Indians are also one such immigrant group that made America their destination to shape their destiny. After the Mexicans, Indians are the second largest immigrant group in America. They went there in the late 19th century, mainly as agricultural or railroad workers. In the early 20th century, Indian students started sailing to universities like the University of California and Cornell.
In 1908, Girindra Mukerji, a student at the University of California, authored an article in the Overland Monthly in San Francisco, ti-ted ‘The Hindu in America’, giving some details about the early Indian arrivals. He claimed that the first Hindu students arrived in California in 1904. He estimated that there were a couple of thousand Indians in America, mostly labourers and some students. They included many Sikhs but were all generally described as Hindus.
Hindus were not always welcome in America in the initial years. There was a riot in Bellingham town near Seattle in September 1907 in which a mob of over 500 white Americans descended on a colony of 150 Hindus and attacked them. Finally, a commission appointed by the US Congress declared in 1911, that “Hindus were universally regarded as the least desirable race of immigrants thus far admitted to the United States”.
Indians in America have travelled far in the last one hundred years since those initial days of prejudice. From the “least desirable race of immigrants”, they became the most sought after. They made a place for themselves as professionals, earned riches, and made significant headway in the nation’s public life too.
“It is amazing. Indian-of-descent Americans are taking over the country: you, my vice president, my speechwriter Vinay…You guys are incredible,” US President Joe Biden exclaimed in a phone call with Indian-origin scientist, Swati Mohan, on her successful overseeing of the landing of NASA’s Mars rover in March 2021. Today, as the country is preparing for the next presidential election in less than two years, not one, but two Indian Americans are competing for the coveted post – Nikki Haley from South Carolina and Vivek Ramaswamy from Ohio.
Sadly, this heart-warming scenario has another side too. Hundred years ago, when youngsters like Girindra Mukerji left the shores of India, they thought that caste was the biggest hindrance to India’s progress. “Mr Mukerji represents the new, thinking, agile and patriotic Indian, who sees in the obliteration of caste and in industrial advancement and education an escape from the thraldom of religion and foreign domination,” the editor of Overland Monthly commented while publishing Girindra’s article. Hundred years later, the same Seattle, which witnessed anti-Hindu rioting in 1907, passed a resolution in its city council a few days ago against caste based discrimination in Indian American social life.
This calls for a serious debate. Is caste discrimination a reality among Indian-Americans today? Or is it a diabolical design to malign the community, which is emerging as the most successful immigrant group in America?
Caste discrimination has no sanction in India. Indian Constitution criminalises acts of such discrimination in any form. Hindu religious leadership, too, has been unequivocal in rejecting such evil practices. Then how is it that the discourse on caste has been mainstreamed in the US in the last decade?

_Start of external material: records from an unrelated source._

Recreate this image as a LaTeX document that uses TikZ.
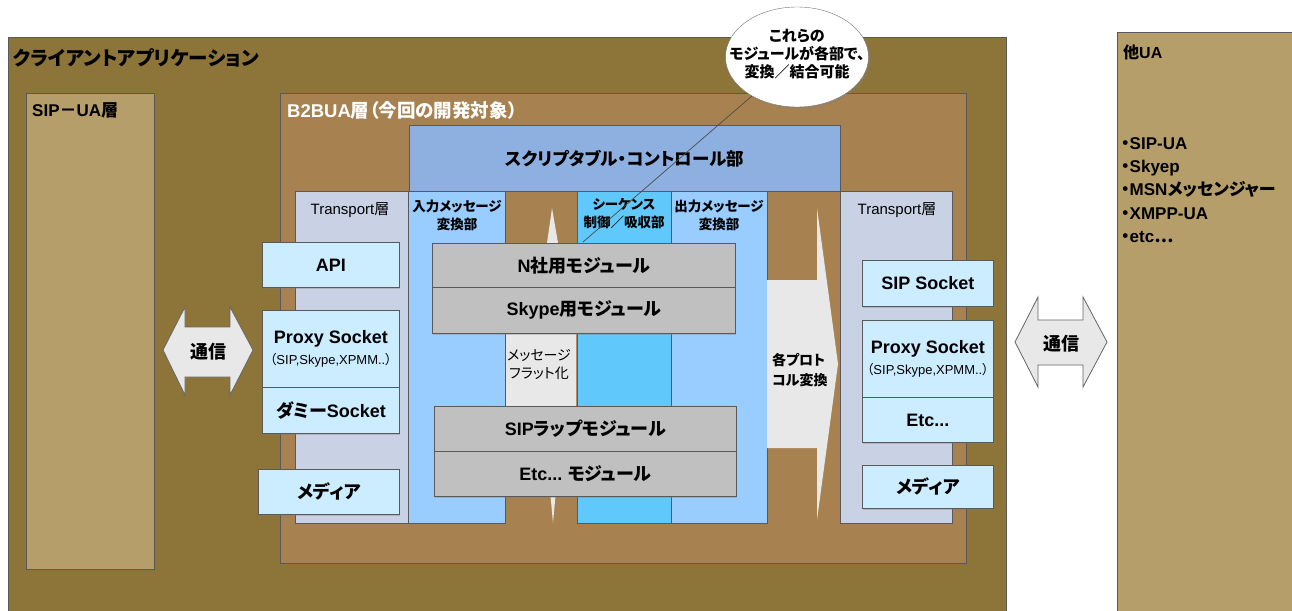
\documentclass[tikz,border=0pt]{standalone}
\usepackage{fontspec}
\setmainfont{Noto Sans CJK JP}[RawFeature={+palt}]
\newfontfamily\lat{Liberation Sans}
\usetikzlibrary{shapes.geometric,shadows,positioning}
\definecolor{clientbg}{RGB}{141,116,56}
\definecolor{tanbg}{RGB}{182,158,106}
\definecolor{b2buabg}{RGB}{168,129,80}
\definecolor{ctrlbg}{RGB}{141,176,224}
\definecolor{trbg}{RGB}{200,210,228}
\definecolor{msgbg}{RGB}{153,204,255}
\definecolor{seqbg}{RGB}{96,200,250}
\definecolor{sockbg}{RGB}{204,236,255}
\definecolor{modbg}{RGB}{192,192,192}
\definecolor{arrowbg}{RGB}{232,232,232}
\tikzset{
%Define standard arrow tip
>=stealth,
%Define style for the layers and the boxes in them
panel/.style={draw=black!65, line width=0.8pt, anchor=north west, inner sep=0pt, fill=#1},
wh/.style 2 args={minimum width=#1, minimum height=#2},
sock/.style={panel=sockbg, align=center, font=\fontsize{18}{23}\selectfont\bfseries,
  drop shadow={shadow xshift=1pt, shadow yshift=-1.5pt, opacity=.35}},
module/.style={panel=modbg, font=\fontsize{18}{22}\selectfont\bfseries,
  drop shadow={shadow xshift=1pt, shadow yshift=-1.5pt, opacity=.35}},
%Labels of the layers
tag/.style={inner sep=0pt, anchor=west},
colhead/.style={inner sep=0pt, align=center, font=\fontsize{13.5}{18}\selectfont\bfseries},
%Block arrows
flow/.style={draw=black!60, line width=0.8pt, fill=arrowbg},
}

\begin{document}
\begin{tikzpicture}[x=1pt,y=-1pt]
    %Canvas of the same size as the reference
    \useasboundingbox (0,0) rectangle (1292,610);
    \clip (0,0) rectangle (1292,610);
    \fill[white] (0,0) rectangle (1292,610);

    %Outer layers
    \node[panel=clientbg, wh={998}{590}] (client) at (8,37) {};
    \node[panel=tanbg, wh={190}{600}] (otherua) at (1117,32) {};
    \node[panel=tanbg, wh={128}{476}] (sipua) at (26,93) {};
    \node[panel=b2buabg, wh={686}{470}] (b2bua) at (280,93) {};

    \node[tag, font=\fontsize{19.5}{22}\selectfont\bfseries] (clienttitle) at (13,58) {クライアントアプリケーション};
    \node[tag, font=\fontsize{17}{20}\selectfont\bfseries] (sipuatitle) at (32,110) {{\lat SIP}－{\lat UA}層};
    \node[tag, white, font=\fontsize{18.5}{20}\selectfont\bfseries] (b2buatitle) at (287,110) {{\lat B2BUA}層（今回の開発対象）};

    %Script control part above the columns
    \node[panel=ctrlbg, wh={431}{66}, font=\fontsize{17.5}{20}\selectfont\bfseries] (control) at (409,125) {スクリプタブル・コントロール部};

    %Flattening in the gap between the columns
    \draw[flow, draw=none] (552,208) -- (558,243) -- (576,333) -- (576,405) -- (556,490)
      -- (553,523) -- (550,490) -- (505,405) -- (505,333) -- (547,243) -- cycle;

    %Columns
    \node[panel=trbg, wh={113}{332}] (trleft) at (295,191) {};
    \node[panel=msgbg, wh={97}{332}] (inmsg) at (408,191) {};
    \node[panel=seqbg, wh={94}{332}] (seq) at (577,191) {};
    \node[panel=msgbg, wh={96}{332}] (outmsg) at (671,191) {};
    \node[panel=trbg, wh={112}{332}] (trright) at (840,191) {};

    \node[colhead, font=\fontsize{15}{18}\selectfont] (trlefttitle) at (350,210) {{\lat Transport}層};
    \node[colhead] (inmsgtitle) at (457,215) {入力メッセージ\\変換部};
    \node[colhead] (seqtitle) at (624,214) {シーケンス\\制御／吸収部};
    \node[colhead] (outmsgtitle) at (719,215) {出力メッセージ\\変換部};
    \node[colhead, font=\fontsize{15}{18}\selectfont] (trrighttitle) at (897,210) {{\lat Transport}層};

    %Protocol conversion arrow
    \draw[flow, draw=none] (767,280) -- (817,280) -- (817,208) -- (838,364) -- (817,520)
      -- (817,448) -- (767,448) -- cycle;
    \node[tag, align=left, font=\fontsize{14}{20}\selectfont\bfseries] (protolabel) at (772,370) {各プロト\\コル変換};

    %Sockets on the left
    \node[sock, wh={137}{45}] (api) at (262,242) {\lat API};
    \node[sock, wh={137}{77}] (proxyleft) at (262,310) {{\lat Proxy Socket}\\[-2pt]{\fontsize{13}{15}\selectfont\mdseries（{\lat SIP,Skype,XPMM..}）}};
    \node[sock, wh={137}{46}] (dummy) at (262,387) {ダミー{\lat Socket}};
    \node[sock, wh={141}{45}] (medialeft) at (258,469) {メディア};

    %Sockets on the right
    \node[sock, wh={131}{46}] (sipsocket) at (862,260) {\lat SIP Socket};
    \node[sock, wh={131}{77}] (proxyright) at (862,320) {{\lat Proxy Socket}\\[-2pt]{\fontsize{13}{15}\selectfont\mdseries（{\lat SIP,Skype,XPMM..}）}};
    \node[sock, wh={131}{45}] (etcright) at (862,397) {\lat Etc...};
    \node[sock, wh={131}{43}] (mediaright) at (862,465) {メディア};

    %Modules across the columns
    \node[module, wh={303}{44}] (nmod) at (432,243) {{\lat N}社用モジュール};
    \node[module, wh={303}{46}] (skypemod) at (432,287) {{\lat Skype}用モジュール};
    \node[module, wh={302}{45}] (sipmod) at (434,406) {{\lat SIP}ラップモジュール};
    \node[module, wh={302}{45}] (etcmod) at (434,451) {{\lat Etc...} モジュール};

    \node[colhead, font=\fontsize{14}{18}\selectfont] (flatlabel) at (539,364) {メッセージ\\フラット化};

    %Other user agents
    \node[tag, font=\fontsize{16}{20}\selectfont\bfseries] (otheruatitle) at (1123,52) {他{\lat UA}};
    \node[tag, align=left, font=\fontsize{17}{23.3}\selectfont\bfseries] (otheruelist) at (1121,190)
      {・{\lat SIP-UA}\\・{\lat Skyep}\\・{\lat MSN}メッセンジャー\\・{\lat XMPP-UA}\\・{\lat etc}…};

    %Communication arrows
    \draw[flow] (163,350) -- (185,307) -- (185,327) -- (230,327) -- (230,307) -- (253,350)
      -- (230,395) -- (230,377) -- (185,377) -- (185,395) -- cycle;
    \node[font=\fontsize{18}{20}\selectfont\bfseries] (commleft) at (208,352) {通信};
    \draw[flow] (1015,342) -- (1038,297) -- (1038,320) -- (1083,320) -- (1083,297) -- (1107,342)
      -- (1083,387) -- (1083,365) -- (1038,365) -- (1038,387) -- cycle;
    \node[font=\fontsize{18}{20}\selectfont\bfseries] (commright) at (1061,344) {通信};

    %Speech bubble with its pointer
    \node[ellipse, draw=black!55, fill=white, wh={143}{100}, inner sep=0pt,
      drop shadow={shadow xshift=2pt, shadow yshift=-2pt, opacity=.3}] (note) at (797,57) {};
    \node[align=center, inner sep=0pt, font=\fontsize{15}{18}\selectfont\bfseries] (notetext) at (797,54)
      {これらの\\モジュールが各部で、\\変換／結合可能};
    \coordinate (hint) at (583,242);
    \draw[black!70, line width=0.7pt] (note) -- (hint);
\end{tikzpicture}
\end{document}
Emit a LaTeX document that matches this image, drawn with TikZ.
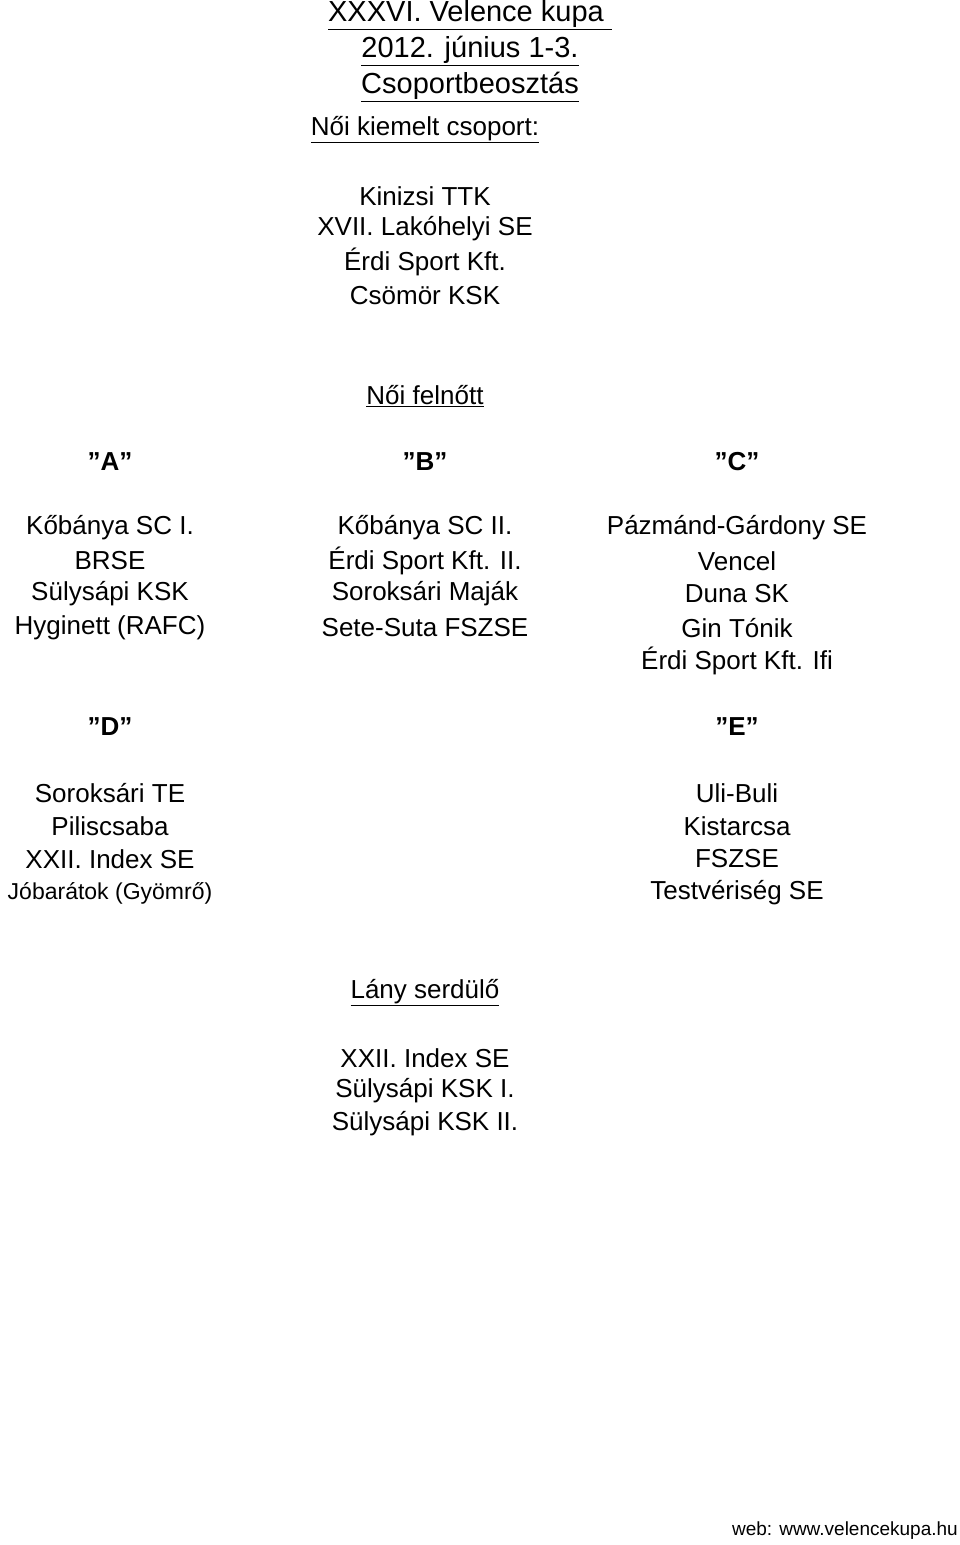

There are some vested interests with dubious credentials and opaque funding sources that spearhead this smear campaign against Indian-Americans. They include organisations like Equality Labs, which produced a controversial report on caste discrimination in workplaces in the US in 2018, providing fodder for groups intending to denigrate the community and stall its progress in American public life.
There is no doubt that the uncivil practice of caste discrimination, if it exists in any form, must be obliterated. Two questions arise. First: Is there enough protection for Indian-Americans from any such discrimination?
Like in India, there are enough federal and state legislations in the US that prohibit any form of discrimination based on national origin, ancestry, and ethnicity. Many transnational corporations too have strict guidelines with regard to such discrimination. Those laws are universally, applicable to all Americans. But singling out Indian-Americans in the name of caste discrimination is in itself a discriminatory approach.
That raises the second question: Is the curse of caste discrimination so rampant among Indian Americans that it called for separate legislation? Equality Labs wants us to believe so. But prestigious institutions like the Carnegie Endowment, which has done extensive and more scientific studies, think otherwise.
In its Indian-American Attitudes Survey of 2020, the Carnegie report on ‘Social Relations of Indian Americans’ suggests that more than half of all Indian-Americans do not identify with caste at all. It dismisses the Equality Labs survey saying, “the study is not based on a representative sample, raising questions about the generalisability of its findings.” It actually says that Indian-Americans as a group are the second most discriminated against in America.
Groups that champion this false flag of caste discrimination are generally Hinduphobic. They are using this discrimination card to malign the Hindu religion. At a failed conference a couple of years ago on Dismantling Hindutva, they declared that Hinduism must be dismantled since it is nothing but casteism.
Such groups are no real friends of the discriminated. Instead, their politics may eventually harm the entire Indian-American community. Already, coming under the spell, corporations like Apple included caste discrimination as one of the prohibited aspects of employee behaviour. CISCO is struggling with a case by an employee about caste discrimination in which no conclusive evidence has beenpresented. Fearing more such legal disputes, companies may decide not to hire Indian-Americans at all.
It is time for Indian-American leadership to not only reject this Hinduphobia, but also ensure that casteism doesn’t raise its head in any form anywhere.